A sociedade árabe já permite alguma liberdade e direitos à mulher? À sua mulher, neste caso.
Pelo que nos dizem, isto está bem melhor do que era. No passado não podiam conduzir, não podiam ir ao futebol e nesse aspeto as coisas estão melhores. Nós vivemos num ‘compound’ [condomínio] e aí podemos andar à vontade, com liberdade, à maneira ocidental. Aqui andamos tranquilos, mas na rua a minha mulher evita ter partes do corpo à mostra. Eles não gostam, já nos mandaram parar na rua, não aceitam e temos de ter esse cuidado. Até a mim já mandaram parar. Uma vez fui barrado no Ikea por ir de calções. É a mentalidade deles, temos de respeitar. O que impõe mais respeito nem é o que dizem, é mais a forma como olham para nós, sentimo-nos diferentes.
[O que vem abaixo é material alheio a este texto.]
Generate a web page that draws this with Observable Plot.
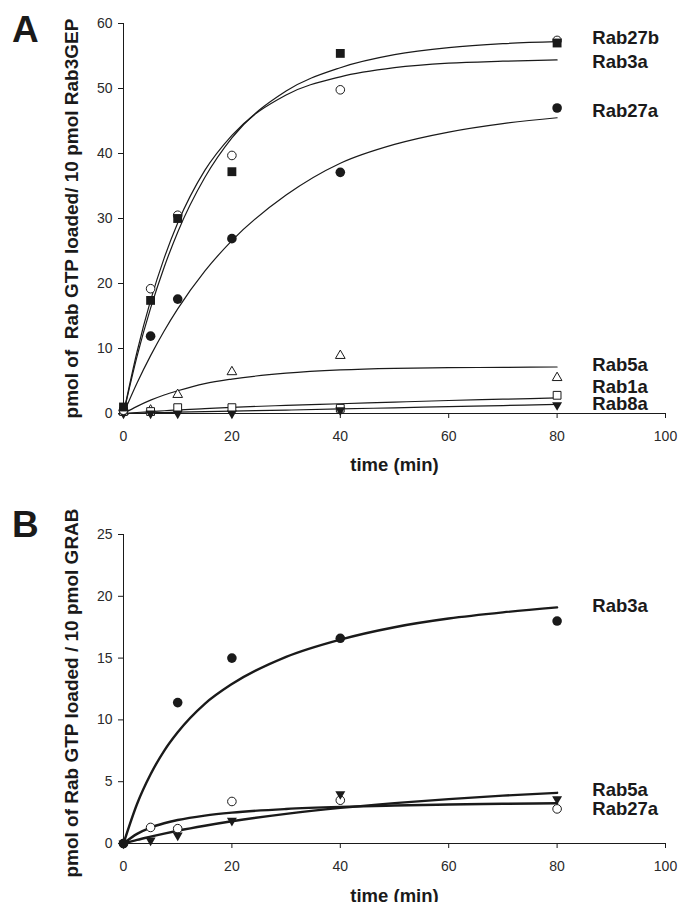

Tentamos ser o mais discretos possível.

O que lhe disseram nessa situação dos calções? Pediram-lhe para vestir umas calças?
Dizem só que é proibido entrar naquelas instalações assim. O problema, no meu caso, foi ter os calções acima dos joelhos. Se eu tivesse umas calças no carro podia ir trocar de roupa e entrar. É a mentalidade árabe.

A religião é vivida de forma intensa. Já foi confrontado com situações delicadas ou, pelo menos, estranhas?
Sim, já. Na primeira vez até comentei com a minha mulher aqui em casa. No clube não disse nada, claro. Bem, existe no Al-Shabab uma sala própria para as rezas e os meus colegas árabes vão para lá. Num jogo-treino fomos jogar fora, logo nos meus primeiros dias, e no balneário havia um tapete. Estava a equipar-me e comecei a ver os meus colegas de equipa a fazer fila e a rezarem, um a um, naquele tapete. Isto a cinco minutos de começar o aquecimento. Foi estranho, mas habituei-me e só tento não fazer barulho para respeitar. Mas há mais histórias.

Também no clube?
Sim. Na pré-época, alguns jogos coincidiam com a hora de uma das rezas. O árbitro parava o jogo e o jogo era interrompido alguns minutos. Aliás, o som das mesquitas nesses momentos das rezas é marcante. Temo-nos habituado.